[BEGIN]

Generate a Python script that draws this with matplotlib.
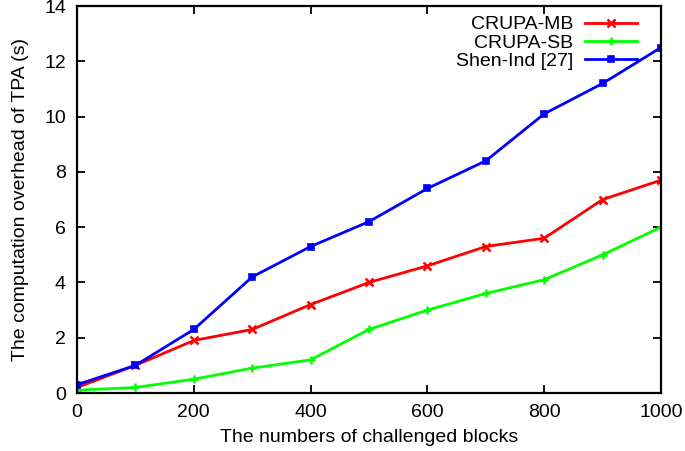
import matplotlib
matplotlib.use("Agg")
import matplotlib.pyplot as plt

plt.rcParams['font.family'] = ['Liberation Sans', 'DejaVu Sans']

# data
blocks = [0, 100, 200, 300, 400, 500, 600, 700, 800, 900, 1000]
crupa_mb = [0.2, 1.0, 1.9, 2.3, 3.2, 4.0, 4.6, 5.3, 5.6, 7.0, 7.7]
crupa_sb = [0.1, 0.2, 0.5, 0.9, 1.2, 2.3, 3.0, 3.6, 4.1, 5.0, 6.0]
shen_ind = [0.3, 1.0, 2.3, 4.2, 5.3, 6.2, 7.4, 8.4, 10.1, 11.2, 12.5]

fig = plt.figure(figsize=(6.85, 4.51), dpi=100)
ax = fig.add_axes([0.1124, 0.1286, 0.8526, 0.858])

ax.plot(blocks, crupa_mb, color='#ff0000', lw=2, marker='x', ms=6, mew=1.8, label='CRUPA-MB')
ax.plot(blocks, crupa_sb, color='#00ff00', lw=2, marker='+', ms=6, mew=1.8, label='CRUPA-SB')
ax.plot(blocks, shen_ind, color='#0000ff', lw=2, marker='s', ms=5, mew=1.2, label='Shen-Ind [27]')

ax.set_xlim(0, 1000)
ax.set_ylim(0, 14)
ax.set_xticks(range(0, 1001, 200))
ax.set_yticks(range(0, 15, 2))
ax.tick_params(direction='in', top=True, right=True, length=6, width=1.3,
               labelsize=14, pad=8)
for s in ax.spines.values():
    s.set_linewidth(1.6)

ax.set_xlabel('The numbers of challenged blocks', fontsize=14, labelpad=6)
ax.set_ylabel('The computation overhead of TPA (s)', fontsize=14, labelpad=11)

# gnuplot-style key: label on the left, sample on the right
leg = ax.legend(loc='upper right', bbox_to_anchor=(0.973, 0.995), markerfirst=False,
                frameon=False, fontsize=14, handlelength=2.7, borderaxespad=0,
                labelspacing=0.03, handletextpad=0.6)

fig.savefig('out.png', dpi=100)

[END]

THE TASK: Restate the material word for word from its first line through the line containing "plt.rcParams['font.family'] = ['Liberation", both included; the pictures do not belong in it.

SOLUTION TO THE EXERCISE:
Generate a Python script that draws this with matplotlib.
import matplotlib
matplotlib.use("Agg")
import matplotlib.pyplot as plt

plt.rcParams['font.family'] = ['Liberation Sans', 'DejaVu Sans']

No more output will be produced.